::: DATASET ROWS

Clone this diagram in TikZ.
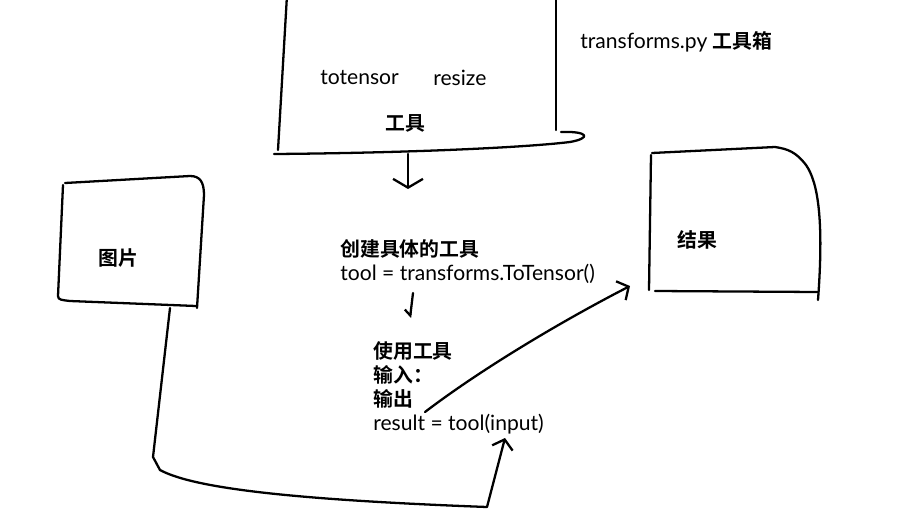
\documentclass[tikz,border=0pt]{standalone}
\usepackage{fontspec}
\usepackage{tikz}
\usetikzlibrary{arrows.meta, positioning}
\setmainfont{Lato}
\newfontfamily\cjk{Noto Sans CJK SC}[BoldFont={Noto Sans CJK SC Bold}]
\newcommand{\zhb}[1]{{\fontsize{11.3}{13.6}\selectfont\cjk\bfseries #1}}

\begin{document}
\begin{tikzpicture}[x=0.02cm, y=-0.02cm,
  sketch/.style={line width=1.3pt, line cap=round, line join=round},
  arrow/.style={sketch, -{Straight Barb[length=5pt, width=12pt]}},
  txt/.style={inner sep=0pt, align=left, font=\fontsize{12}{13.6}\selectfont},
  zh/.style={inner sep=0pt, font=\fontsize{11.3}{13.6}\selectfont\cjk\bfseries},
]
  \useasboundingbox (0,0) rectangle (909,524);
  % toolbox (transforms.py)
  \draw[sketch] (287,-5) -- (278,150);
  \draw[sketch] (556,-5) -- (556,130);
  \draw[sketch] (274,154) .. controls (400,153) and (520,148) .. (570,142)
    .. controls (592,138) and (588,131) .. (561,132);
  \node[txt, anchor=west] (box) at (580,42) {transforms.py \zhb{工具箱}};
  \node[txt, anchor=west] (totensor) at (320,78) {totensor};
  \node[txt, anchor=west] (resize) at (433,78) {resize};
  \node[zh] (tools) at (405,123) {工具};
  % picture box
  \draw[sketch] (65,183) -- (190,176) .. controls (200,176) and (204,182) .. (204,195)
    -- (197,308);
  \draw[sketch] (63,185) -- (58,296) .. controls (58,300) and (62,300) .. (70,301)
    -- (196,306);
  \node[zh] (img) at (118,258) {图片};
  % result box
  \draw[sketch] (651,155) -- (649,290);
  \draw[sketch] (652,153) -- (775,147) .. controls (788,149) and (796,152) .. (806,165)
    .. controls (818,182) and (824,220) .. (818,300);
  \draw[sketch] (655,291) -- (818,292);
  \node[zh] (res) at (697,240) {结果};
  % steps
  \node[txt, anchor=west] (create) at (340,262)
    {\zhb{创建具体的工具}\\tool = transforms.ToTensor()};
  \node[txt, anchor=west] (use) at (373,388)
    {\zhb{使用工具}\\\zhb{输入：}\\\zhb{输出}\\result = tool(input)};
  \coordinate (boxfoot) at (408,154);
  \coordinate (createtop) at (408,189);
  \coordinate (createfoot) at (413,293);
  \coordinate (usetop) at (410,318);
  \coordinate (outend) at (425,412);
  \coordinate (resin) at (630,286);
  \coordinate (imgfoot) at (170,308);
  \coordinate (input) at (505,438);
  \draw[arrow, -{Straight Barb[length=5pt, width=17pt]}] (boxfoot) -- (createtop);
  \draw[arrow, -{Straight Barb[length=3pt, width=7pt, right]}] (createfoot) -- (usetop);
  \draw[arrow] (outend) .. controls (480,370) and (560,322) .. (resin);
  \draw[arrow] (imgfoot) -- (153,457) -- (160,470)
    .. controls (195,489) and (300,500) .. (487,507) -- (input);
\end{tikzpicture}
\end{document}
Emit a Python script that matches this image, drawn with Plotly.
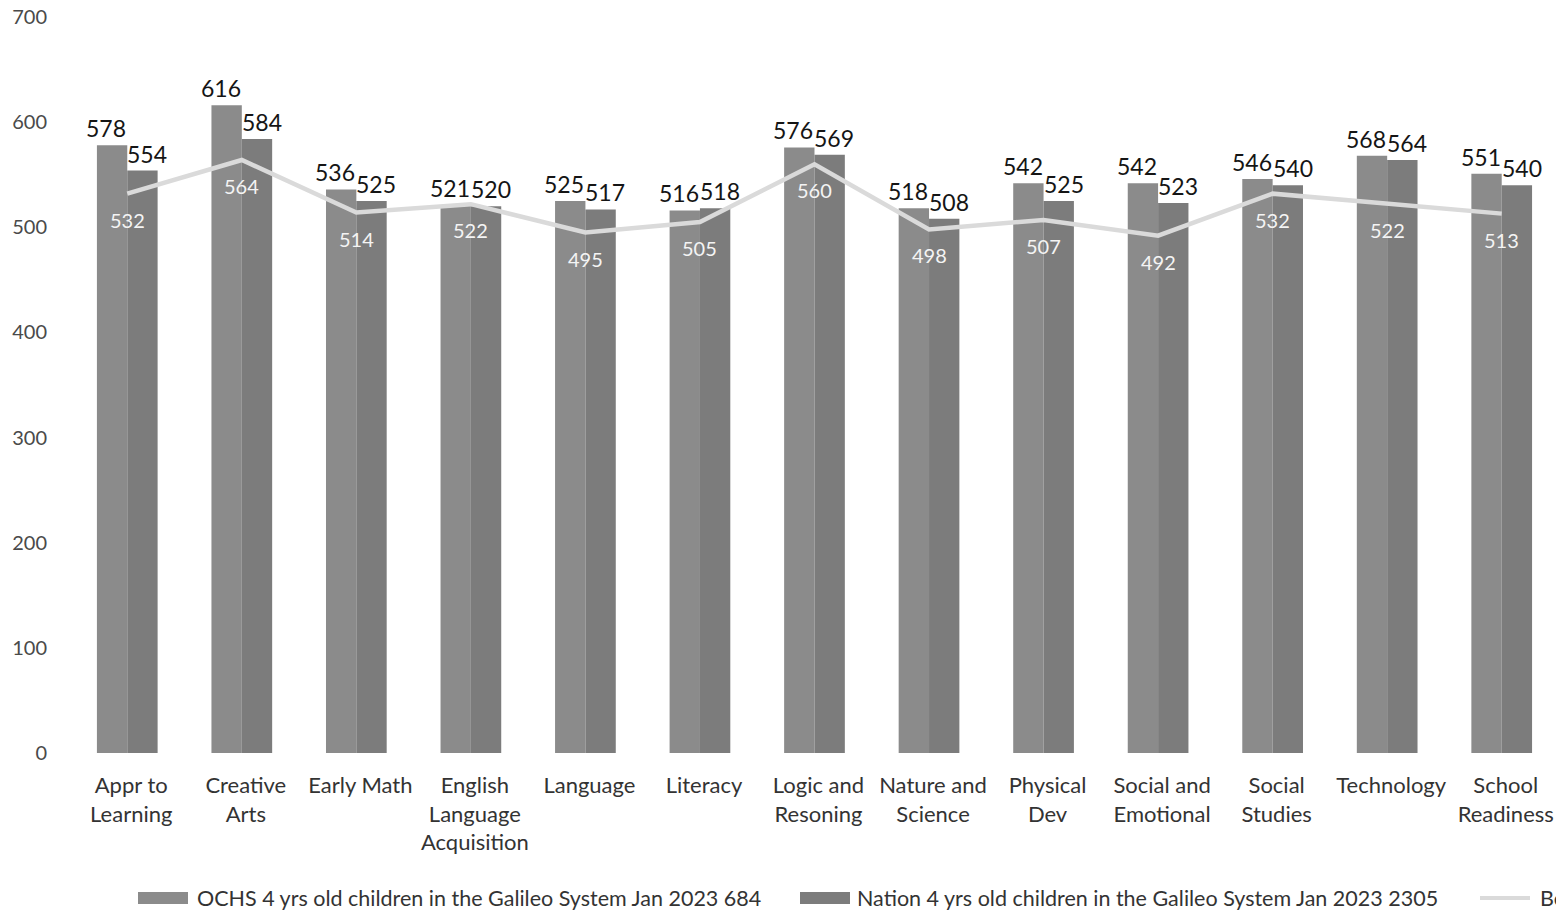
import plotly.graph_objects as go

categories = [
    "Appr to<br>Learning", "Creative<br>Arts", "Early Math", "English<br>Language<br>Acquisition",
    "Language", "Literacy", "Logic and<br>Resoning", "Nature and<br>Science", "Physical<br>Dev",
    "Social and<br>Emotional", "Social<br>Studies", "Technology", "School<br>Readiness",
]
ochs_scores = [578, 616, 536, 521, 525, 516, 576, 518, 542, 542, 546, 568, 551]
nation_scores = [554, 584, 525, 520, 517, 518, 569, 508, 525, 523, 540, 564, 540]
benchmark_scores = [532, 564, 514, 522, 495, 505, 560, 498, 507, 492, 532, 522, 513]

series_names = [
    "OCHS 4 yrs old children in the Galileo System Jan 2023 684",
    "Nation 4 yrs old children in the Galileo System Jan 2023 2305",
    "Benchmark",
]

FONT = "Lato"
W, H = 1556, 912
M_L, M_R, M_T, M_B = 70, 0, 17, 159
PLOT_W = W - M_L - M_R
PLOT_H = H - M_T - M_B

ochs_color = "#8b8b8b"
nation_color = "#7c7c7c"
line_color = "#dadada"


def px_x(px):
    return (px - M_L) / PLOT_W


def px_y(py):
    return (H - M_B - py) / PLOT_H


fig = go.Figure()
fig.add_trace(go.Bar(
    x=categories, y=ochs_scores, name=series_names[0],
    marker=dict(color=ochs_color, line=dict(width=0)), showlegend=False,
))
fig.add_trace(go.Bar(
    x=categories, y=nation_scores, name=series_names[1],
    marker=dict(color=nation_color, line=dict(width=0)), showlegend=False,
))
fig.add_trace(go.Scatter(
    x=categories, y=benchmark_scores, name=series_names[2],
    mode="lines", line=dict(color=line_color, width=4.5), showlegend=False,
))

annotations = []
# value labels above each bar, nudged apart so neighbouring labels stay readable
for cat, v in zip(categories, ochs_scores):
    annotations.append(dict(
        x=cat, y=v, xref="x", yref="y", text=str(v), showarrow=False,
        xanchor="center", yanchor="bottom", xshift=-21, yshift=1,
        font=dict(family=FONT, size=23, color="#151515"),
    ))
for cat, v in zip(categories, nation_scores):
    annotations.append(dict(
        x=cat, y=v, xref="x", yref="y", text=str(v), showarrow=False,
        xanchor="center", yanchor="bottom", xshift=20, yshift=1,
        font=dict(family=FONT, size=23, color="#151515"),
    ))
# benchmark labels under the line points
for cat, v in zip(categories, benchmark_scores):
    annotations.append(dict(
        x=cat, y=v, xref="x", yref="y", text=str(v), showarrow=False,
        xanchor="center", yanchor="top", xshift=0, yshift=-12,
        font=dict(family=FONT, size=20, color="#f4f4f4"),
    ))

# legend row along the bottom (the last entry runs off the right edge)
legend_y = 898
legend_items = [
    ("bar", ochs_color, 138, 195, series_names[0]),
    ("bar", nation_color, 800, 855, series_names[1]),
    ("line", line_color, 1480, 1538, series_names[2]),
]
shapes = []
for kind, color, sx, tx, label in legend_items:
    if kind == "bar":
        shapes.append(dict(
            type="rect", xref="paper", yref="paper",
            x0=px_x(sx), x1=px_x(sx + 50), y0=px_y(legend_y + 6), y1=px_y(legend_y - 6),
            fillcolor=color, line=dict(width=0),
        ))
    else:
        shapes.append(dict(
            type="line", xref="paper", yref="paper",
            x0=px_x(sx), x1=px_x(sx + 50), y0=px_y(legend_y), y1=px_y(legend_y),
            line=dict(color=color, width=4),
        ))
    annotations.append(dict(
        x=px_x(tx), y=px_y(legend_y), xref="paper", yref="paper", text=label,
        showarrow=False, xanchor="left", yanchor="middle",
        font=dict(family=FONT, size=21.5, color="#333333"),
    ))

fig.update_layout(
    width=W, height=H,
    margin=dict(l=M_L, r=M_R, t=M_T, b=M_B, autoexpand=False),
    paper_bgcolor="white", plot_bgcolor="white",
    barmode="group", bargap=0.47, bargroupgap=0,
    font=dict(family=FONT, color="#404040"),
    showlegend=False,
    annotations=annotations, shapes=shapes,
)
fig.update_xaxes(
    range=[-0.5, 12.474], showgrid=False, showline=False, zeroline=False,
    tickfont=dict(family=FONT, size=22, color="#333333"),
    ticklabelstandoff=17, ticklabelshift=4, automargin=False,
)
fig.update_yaxes(
    range=[0, 700], dtick=100, showgrid=False, showline=False, zeroline=False,
    tickfont=dict(family=FONT, size=20, color="#4a4a4a"),
    ticklabelstandoff=22, automargin=False,
)

fig.write_html("out.html")
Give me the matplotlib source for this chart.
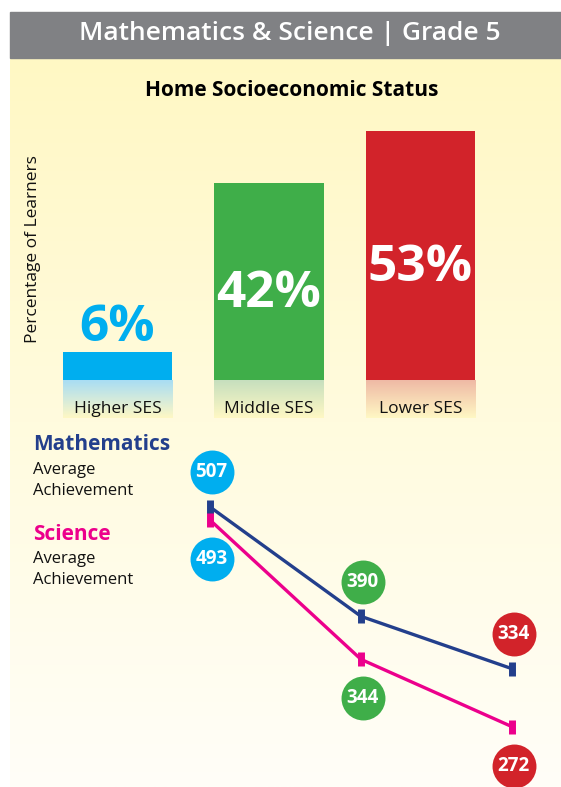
import numpy as np
import matplotlib
matplotlib.use("Agg")
import matplotlib.pyplot as plt
from matplotlib.colors import to_rgb
from matplotlib.transforms import offset_copy

# ---- data ----
categories = ["Higher SES", "Middle SES", "Lower SES"]
percent = [6, 42, 53]
math_scores = [507, 390, 334]
science_scores = [493, 344, 272]
cat_colors = ["#00AEEF", "#3FAE49", "#D2232A"]
MATH_C = "#233F8C"
SCI_C = "#EC008C"
FONT = "Open Sans"

W, H = 561, 787
fig = plt.figure(figsize=(W / 100, H / 100), dpi=100)

def fr(x0, y0, x1, y1):
    # pixel box (top-left origin) -> figure fraction rect
    return [x0 / W, 1 - y1 / H, (x1 - x0) / W, (y1 - y0) / H]

# ---- background ----
bg = fig.add_axes([0, 0, 1, 1])
bg.set_xlim(0, W); bg.set_ylim(H, 0); bg.axis("off")
top = np.array(to_rgb("#FFF8C4")); bot = np.array(to_rgb("#FFFEF8"))
t = np.linspace(0, 1, 256)[:, None]
grad = (top * (1 - t) + bot * t)[:, None, :]
bg.imshow(grad, extent=[10, W, H, 58], aspect="auto", zorder=0)
bg.add_patch(plt.Rectangle((10, 12), W - 10, 46, color="#808184", zorder=1))
bg.text(290, 34, "Mathematics & Science | Grade 5", color="white", fontsize=19,
        fontweight="semibold", family=FONT, ha="center", va="center")
bg.text(292, 90, "Home Socioeconomic Status", color="black", fontsize=15,
        fontweight="bold", family=FONT, ha="center", va="center")
bg.text(33, 249, "Percentage of Learners", color="#111111", fontsize=12.5,
        family=FONT, rotation=90, ha="center", va="center")
bg.text(33, 445, "Mathematics", color=MATH_C, fontsize=15, fontweight="bold",
        family=FONT, ha="left", va="center")
bg.text(33, 470, "Average", color="#111111", fontsize=12, family=FONT, ha="left", va="center")
bg.text(33, 491, "Achievement", color="#111111", fontsize=12, family=FONT, ha="left", va="center")
bg.text(33, 535, "Science", color=SCI_C, fontsize=15, fontweight="bold",
        family=FONT, ha="left", va="center")
bg.text(33, 559, "Average", color="#111111", fontsize=12, family=FONT, ha="left", va="center")
bg.text(33, 580, "Achievement", color="#111111", fontsize=12, family=FONT, ha="left", va="center")

# ---- bars ----
pxu = 4.7  # px per percent
y_lo = -38 / pxu
y_hi = 60
axb = fig.add_axes(fr(41.75, 380 - y_hi * pxu, 496.25, 418))
axb.set_xlim(-0.5, 2.5); axb.set_ylim(y_lo, y_hi); axb.axis("off")
axb.patch.set_alpha(0)
xs = np.arange(len(categories))
bw = 0.72
axb.bar(xs, percent, width=bw, color=cat_colors, zorder=2)
light = {"#00AEEF": "#A8DDF4", "#3FAE49": "#C6DFBE", "#D2232A": "#EFB9A5"}
for x, c in zip(xs, cat_colors):
    c1 = np.array(to_rgb(light[c])); c2 = np.array(to_rgb("#FFF8C4"))
    g = (c1 * (1 - t) + c2 * t)[:, None, :]
    axb.imshow(g, extent=[x - bw / 2, x + bw / 2, y_lo, 0], aspect="auto", zorder=1)
for x, name in zip(xs, categories):
    axb.text(x, -29.5 / pxu, name, ha="center", va="center", fontsize=12.5,
             family=FONT, color="#111111", zorder=3)
for x, p, c in zip(xs, percent, cat_colors):
    if p < 15:
        axb.text(x, p + 5.0, f"{p}%", ha="center", va="center", fontsize=37,
                 fontweight="bold", family=FONT, color=c, zorder=3)
    else:
        axb.text(x, p / 2 - 2.7, f"{p}%", ha="center", va="center", fontsize=37,
                 fontweight="bold", family=FONT, color="white", zorder=3)

# ---- lines ----
a, k = 981, 0.935
ytop_px, ybot_px = 430, 787
v_hi = (a - ytop_px) / k; v_lo = (a - ybot_px) / k
axl = fig.add_axes(fr(210 - 0.6 * 151, ytop_px, 210 + 2.2 * 151, ybot_px))
axl.set_xlim(-0.6, 2.2); axl.set_ylim(v_lo, v_hi); axl.axis("off")
axl.patch.set_alpha(0)
axl.plot(xs, math_scores, color=MATH_C, lw=2.4, marker="|", ms=10, mew=5,
         solid_capstyle="butt", zorder=3)
axl.plot(xs, science_scores, color=SCI_C, lw=2.4, marker="|", ms=10, mew=5,
         solid_capstyle="butt", zorder=3)
up = offset_copy(axl.transData, fig=fig, x=1.5, y=34.5, units="dots")
dn = offset_copy(axl.transData, fig=fig, x=1.5, y=-39, units="dots")
for x, v, c in zip(xs, math_scores, cat_colors):
    axl.scatter([x], [v], s=1000, color=c, transform=up, zorder=4, linewidths=0, clip_on=False)
    axl.text(x, v, str(v), transform=up, ha="center", va="center", color="white",
             fontsize=13.5, fontweight="bold", family=FONT, zorder=5, clip_on=False)
for x, v, c in zip(xs, science_scores, cat_colors):
    axl.scatter([x], [v], s=1000, color=c, transform=dn, zorder=4, linewidths=0, clip_on=False)
    axl.text(x, v, str(v), transform=dn, ha="center", va="center", color="white",
             fontsize=13.5, fontweight="bold", family=FONT, zorder=5, clip_on=False)

fig.savefig("out.png", dpi=100)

::::::

**WHAT YOU HAVE TO DO**
Filter the data for the string "matplotlib" and copy every line that has it.

**SOLVED PROBLEM**
Give me the matplotlib source for this chart.
import matplotlib
matplotlib.use("Agg")
import matplotlib.pyplot as plt
from matplotlib.colors import to_rgb
from matplotlib.transforms import offset_copy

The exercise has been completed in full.